REQUIREMENTS
Present every line in which the string "React" appears.

■ ■ ■ ■

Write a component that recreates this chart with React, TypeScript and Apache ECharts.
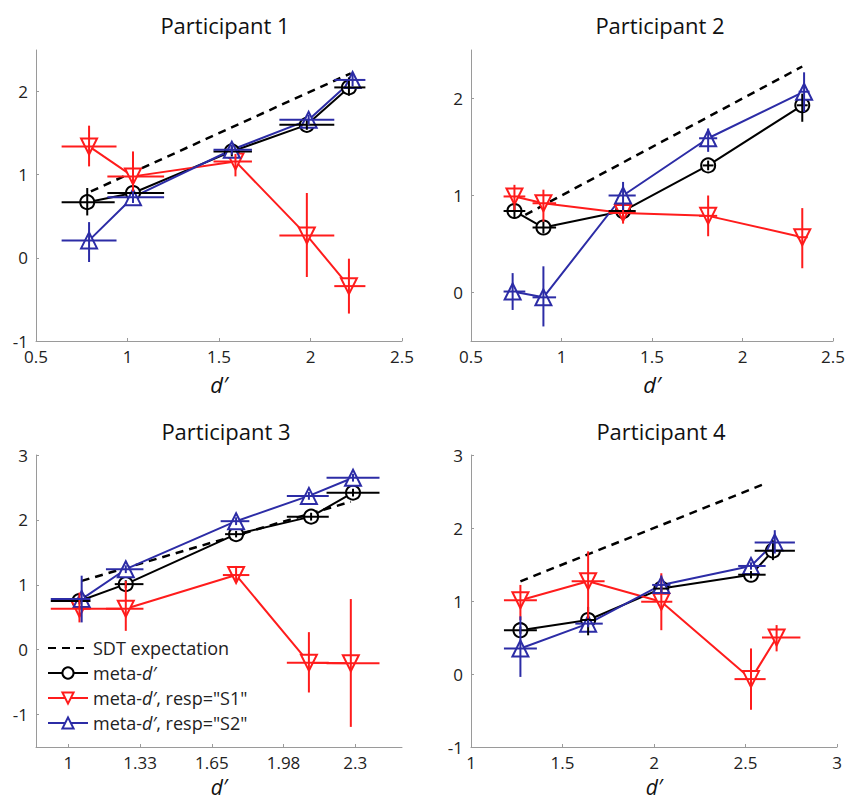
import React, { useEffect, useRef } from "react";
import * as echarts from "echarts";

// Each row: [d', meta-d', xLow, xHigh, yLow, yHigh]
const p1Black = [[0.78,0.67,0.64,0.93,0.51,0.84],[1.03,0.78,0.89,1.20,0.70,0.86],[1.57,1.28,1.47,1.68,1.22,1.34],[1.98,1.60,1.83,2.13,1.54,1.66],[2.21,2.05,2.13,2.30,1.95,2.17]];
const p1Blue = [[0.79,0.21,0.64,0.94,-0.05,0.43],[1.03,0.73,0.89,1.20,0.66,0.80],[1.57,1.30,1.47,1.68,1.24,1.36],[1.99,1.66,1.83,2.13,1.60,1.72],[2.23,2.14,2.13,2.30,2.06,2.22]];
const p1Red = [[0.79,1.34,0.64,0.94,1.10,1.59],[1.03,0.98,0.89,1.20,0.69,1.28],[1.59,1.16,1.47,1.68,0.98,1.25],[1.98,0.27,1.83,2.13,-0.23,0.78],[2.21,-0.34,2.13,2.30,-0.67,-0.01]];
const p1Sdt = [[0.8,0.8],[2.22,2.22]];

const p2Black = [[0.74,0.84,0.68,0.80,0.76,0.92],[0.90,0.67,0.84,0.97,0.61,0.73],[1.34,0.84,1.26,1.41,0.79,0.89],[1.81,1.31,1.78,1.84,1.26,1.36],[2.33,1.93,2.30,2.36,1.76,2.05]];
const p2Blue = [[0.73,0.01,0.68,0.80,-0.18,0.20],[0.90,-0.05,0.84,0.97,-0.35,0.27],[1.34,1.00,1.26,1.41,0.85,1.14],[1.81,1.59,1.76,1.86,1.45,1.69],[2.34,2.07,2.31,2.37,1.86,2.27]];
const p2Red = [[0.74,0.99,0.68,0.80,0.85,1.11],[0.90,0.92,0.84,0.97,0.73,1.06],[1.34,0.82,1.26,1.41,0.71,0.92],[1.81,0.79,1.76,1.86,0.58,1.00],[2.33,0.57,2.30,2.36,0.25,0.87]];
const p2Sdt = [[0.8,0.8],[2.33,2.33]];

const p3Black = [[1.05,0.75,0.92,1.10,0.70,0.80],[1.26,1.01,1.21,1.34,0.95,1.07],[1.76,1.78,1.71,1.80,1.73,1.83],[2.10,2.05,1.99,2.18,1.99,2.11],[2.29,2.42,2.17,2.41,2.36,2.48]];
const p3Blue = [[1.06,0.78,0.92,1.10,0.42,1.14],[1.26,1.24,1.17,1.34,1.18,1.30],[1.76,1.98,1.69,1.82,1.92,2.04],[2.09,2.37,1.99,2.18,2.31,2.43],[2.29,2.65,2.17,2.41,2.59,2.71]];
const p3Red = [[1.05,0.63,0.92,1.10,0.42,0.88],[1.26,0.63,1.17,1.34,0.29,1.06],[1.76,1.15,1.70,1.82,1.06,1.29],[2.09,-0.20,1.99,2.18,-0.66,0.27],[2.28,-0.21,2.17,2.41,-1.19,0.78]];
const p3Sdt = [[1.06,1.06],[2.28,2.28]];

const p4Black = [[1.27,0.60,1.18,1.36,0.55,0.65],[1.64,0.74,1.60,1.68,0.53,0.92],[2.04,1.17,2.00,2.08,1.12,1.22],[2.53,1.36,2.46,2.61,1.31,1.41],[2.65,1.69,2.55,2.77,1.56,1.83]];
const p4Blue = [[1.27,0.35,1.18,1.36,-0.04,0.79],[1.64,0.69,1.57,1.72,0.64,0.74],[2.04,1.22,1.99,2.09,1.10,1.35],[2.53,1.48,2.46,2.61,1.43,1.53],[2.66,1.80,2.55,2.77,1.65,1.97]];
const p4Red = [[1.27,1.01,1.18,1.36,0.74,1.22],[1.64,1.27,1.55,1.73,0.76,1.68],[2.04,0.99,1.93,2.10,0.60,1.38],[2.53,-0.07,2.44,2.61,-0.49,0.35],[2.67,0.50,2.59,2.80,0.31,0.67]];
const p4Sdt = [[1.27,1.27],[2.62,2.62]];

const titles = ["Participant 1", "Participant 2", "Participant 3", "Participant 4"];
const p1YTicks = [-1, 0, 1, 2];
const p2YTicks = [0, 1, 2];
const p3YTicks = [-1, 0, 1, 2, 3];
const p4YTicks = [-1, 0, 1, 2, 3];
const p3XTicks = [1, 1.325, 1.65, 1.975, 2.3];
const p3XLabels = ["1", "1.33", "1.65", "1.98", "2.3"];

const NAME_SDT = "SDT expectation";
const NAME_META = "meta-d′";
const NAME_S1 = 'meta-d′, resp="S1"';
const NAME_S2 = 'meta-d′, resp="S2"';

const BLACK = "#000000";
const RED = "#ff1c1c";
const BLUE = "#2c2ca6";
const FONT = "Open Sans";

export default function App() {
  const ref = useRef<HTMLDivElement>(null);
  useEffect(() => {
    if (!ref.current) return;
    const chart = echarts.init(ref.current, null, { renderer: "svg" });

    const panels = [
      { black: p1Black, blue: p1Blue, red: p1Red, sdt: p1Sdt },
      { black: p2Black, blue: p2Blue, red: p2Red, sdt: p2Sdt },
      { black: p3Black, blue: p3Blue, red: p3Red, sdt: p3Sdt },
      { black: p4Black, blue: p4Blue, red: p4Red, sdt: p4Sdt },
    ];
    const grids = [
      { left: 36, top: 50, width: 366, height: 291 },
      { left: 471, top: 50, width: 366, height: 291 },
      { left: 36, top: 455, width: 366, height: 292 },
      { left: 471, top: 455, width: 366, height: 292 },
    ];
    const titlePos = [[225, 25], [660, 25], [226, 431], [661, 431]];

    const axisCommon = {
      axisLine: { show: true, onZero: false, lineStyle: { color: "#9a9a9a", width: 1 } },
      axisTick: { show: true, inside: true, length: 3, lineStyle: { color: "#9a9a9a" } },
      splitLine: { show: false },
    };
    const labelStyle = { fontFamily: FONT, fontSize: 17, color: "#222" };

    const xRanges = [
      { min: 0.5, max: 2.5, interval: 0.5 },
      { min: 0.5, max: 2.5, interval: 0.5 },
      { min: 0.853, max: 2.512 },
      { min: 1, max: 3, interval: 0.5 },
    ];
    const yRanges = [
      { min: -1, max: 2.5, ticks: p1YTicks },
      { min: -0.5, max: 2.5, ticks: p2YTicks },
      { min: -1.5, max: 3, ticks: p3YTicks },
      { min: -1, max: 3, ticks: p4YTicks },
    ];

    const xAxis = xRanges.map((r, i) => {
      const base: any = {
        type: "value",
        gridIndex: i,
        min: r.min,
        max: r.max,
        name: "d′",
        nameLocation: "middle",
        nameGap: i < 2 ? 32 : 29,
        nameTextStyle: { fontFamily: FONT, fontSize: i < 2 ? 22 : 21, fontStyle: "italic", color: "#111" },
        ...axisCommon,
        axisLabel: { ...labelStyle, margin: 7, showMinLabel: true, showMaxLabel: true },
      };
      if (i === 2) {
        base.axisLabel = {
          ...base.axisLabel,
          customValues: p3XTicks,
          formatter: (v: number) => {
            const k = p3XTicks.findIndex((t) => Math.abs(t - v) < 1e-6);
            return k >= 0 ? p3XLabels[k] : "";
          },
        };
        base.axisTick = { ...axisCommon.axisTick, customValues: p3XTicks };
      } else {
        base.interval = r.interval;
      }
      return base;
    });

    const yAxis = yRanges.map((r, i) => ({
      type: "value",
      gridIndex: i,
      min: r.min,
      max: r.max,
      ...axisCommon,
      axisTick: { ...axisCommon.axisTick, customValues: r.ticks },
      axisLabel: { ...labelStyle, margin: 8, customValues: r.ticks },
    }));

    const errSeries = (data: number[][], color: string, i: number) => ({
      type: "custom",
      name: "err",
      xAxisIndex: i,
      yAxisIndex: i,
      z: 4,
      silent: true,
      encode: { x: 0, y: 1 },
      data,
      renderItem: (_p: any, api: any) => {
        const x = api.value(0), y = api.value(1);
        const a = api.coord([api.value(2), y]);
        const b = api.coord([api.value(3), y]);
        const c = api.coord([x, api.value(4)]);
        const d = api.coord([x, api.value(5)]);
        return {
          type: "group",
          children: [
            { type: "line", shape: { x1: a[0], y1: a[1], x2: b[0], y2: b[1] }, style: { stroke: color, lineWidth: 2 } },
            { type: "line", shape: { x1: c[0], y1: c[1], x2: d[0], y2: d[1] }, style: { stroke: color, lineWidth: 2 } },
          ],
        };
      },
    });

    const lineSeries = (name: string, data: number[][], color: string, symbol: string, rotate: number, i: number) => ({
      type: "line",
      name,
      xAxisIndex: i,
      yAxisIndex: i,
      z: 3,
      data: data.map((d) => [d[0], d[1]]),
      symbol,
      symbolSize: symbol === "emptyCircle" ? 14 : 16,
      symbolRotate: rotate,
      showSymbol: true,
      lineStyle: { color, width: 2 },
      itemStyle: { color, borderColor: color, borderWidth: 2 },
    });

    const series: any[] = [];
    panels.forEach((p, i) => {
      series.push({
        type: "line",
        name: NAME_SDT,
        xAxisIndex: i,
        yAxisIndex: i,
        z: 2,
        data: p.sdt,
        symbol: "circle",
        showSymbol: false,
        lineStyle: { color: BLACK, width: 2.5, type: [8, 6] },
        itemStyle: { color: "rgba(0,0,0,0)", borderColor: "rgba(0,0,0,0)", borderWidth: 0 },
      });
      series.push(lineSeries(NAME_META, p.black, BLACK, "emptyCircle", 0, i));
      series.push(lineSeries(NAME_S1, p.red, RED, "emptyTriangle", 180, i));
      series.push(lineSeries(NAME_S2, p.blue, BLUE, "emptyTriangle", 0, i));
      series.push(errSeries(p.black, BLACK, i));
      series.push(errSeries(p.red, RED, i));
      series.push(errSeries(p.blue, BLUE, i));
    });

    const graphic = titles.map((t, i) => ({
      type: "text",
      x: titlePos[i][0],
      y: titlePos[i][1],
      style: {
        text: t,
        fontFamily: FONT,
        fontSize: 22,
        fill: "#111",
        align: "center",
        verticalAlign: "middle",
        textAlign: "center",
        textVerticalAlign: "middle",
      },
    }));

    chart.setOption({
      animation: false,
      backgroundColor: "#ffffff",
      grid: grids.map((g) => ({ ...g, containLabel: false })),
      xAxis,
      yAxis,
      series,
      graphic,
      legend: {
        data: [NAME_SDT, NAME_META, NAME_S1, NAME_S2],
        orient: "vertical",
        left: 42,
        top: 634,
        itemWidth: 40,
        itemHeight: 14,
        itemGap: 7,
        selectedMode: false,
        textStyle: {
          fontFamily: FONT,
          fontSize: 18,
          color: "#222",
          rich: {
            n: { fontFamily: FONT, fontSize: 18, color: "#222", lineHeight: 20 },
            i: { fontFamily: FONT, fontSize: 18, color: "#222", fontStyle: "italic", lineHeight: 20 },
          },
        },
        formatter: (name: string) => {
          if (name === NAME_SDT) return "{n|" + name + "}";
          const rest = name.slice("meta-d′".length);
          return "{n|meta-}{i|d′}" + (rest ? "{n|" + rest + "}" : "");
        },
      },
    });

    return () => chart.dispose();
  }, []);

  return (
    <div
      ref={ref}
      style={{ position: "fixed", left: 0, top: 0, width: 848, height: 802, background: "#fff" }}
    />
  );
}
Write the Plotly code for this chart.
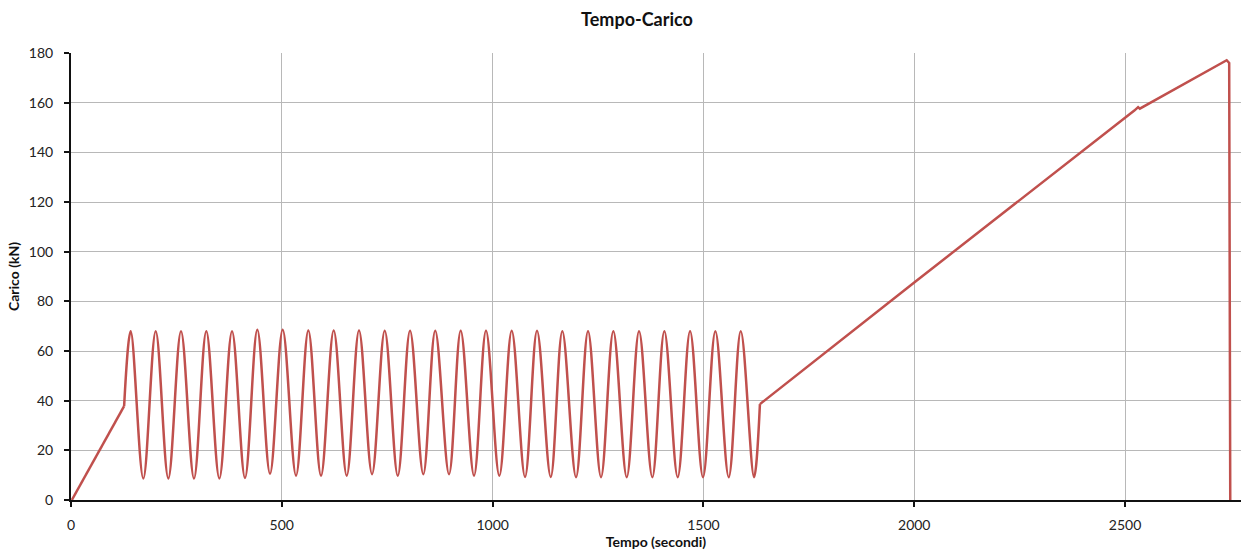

■ ■ ■ ■

RESPONSE TO THE TASK
Write a component that recreates this chart with React, TypeScript and Apache ECharts.
import React, { useEffect, useRef } from "react";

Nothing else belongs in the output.